Ukraine has received a debt repayment grace period from the Group of Creditors of Ukraine that will help prevent the financial implosion of the beleaguered country.
The group, which includes Canada, France, Germany, Japan, United Kingdom, and the United States of America, has announced the extension of debt repayment from August 1st to the end of 2023, with a possible extension for an additional year.
“In this context, today’s request from Ukraine—for a concerted suspension of debt service due to bondholders and for an extension of payment maturities—is welcomed,” the creditors said in a collective statement.
They “also strongly urged bondholders and warrant holders to consent to Ukraine’s requests.”

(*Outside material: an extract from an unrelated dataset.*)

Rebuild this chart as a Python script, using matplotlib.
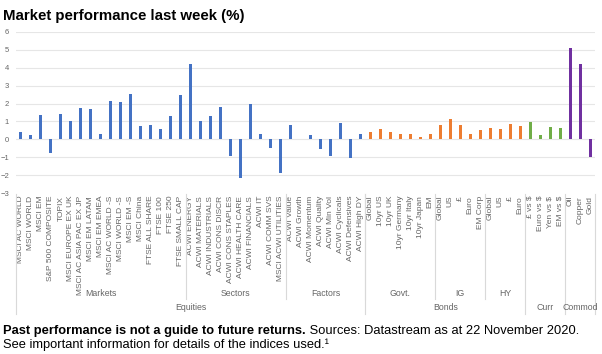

According to the Ukrainian government, it has “received explicit indications of support for the proposals with respect to both its Eurobonds as well as GDP-linked securities” from “Amia Capital, BlackRock, Fidelity International (FIL) and Gemsstock, among others.”
The debt relief comes as Ukraine is facing $1.2 billion of debt payments due at the beginning of September, according to Reuters, and a serious shortfall in cash flow—due to the Russian invasion that started at the end of February.
“The disruption to fiscal cash flows and increased demands on government resources caused by the war has created unprecedented liquidity pressures and debt servicing difficulties,” the finance ministry said.
Ukraine currently suffers a $5 billion-a-month fiscal shortfall, according to the government.
Reuters reports that under the Ukrainian proposal all its bond interest payments would be deferred, but to avoid what would be classed as a ‘hard default’ it also offered to pay lenders additional interest payments once payments resumed.
“We are truly grateful to Ukraine’s international partners within G7 countries and the Paris Club for this debt suspension. This provides great support for Ukraine’s state finances during the most challenging time of our history,” Sergei Marchenko, Minister of Finance of Ukraine said in a government statement. “The announced debt suspension from the official sector will allow Ukraine to channel scarce resources toward the most urgent war-related priorities, including military, social, and humanitarian needs.”
Ukraine has received $38 billion in international financial support from the International Monetary Fund, World Bank, and Western governments since the outbreak of war, but 80% of it has been in the form of loans instead of direct aid, according to Reuters.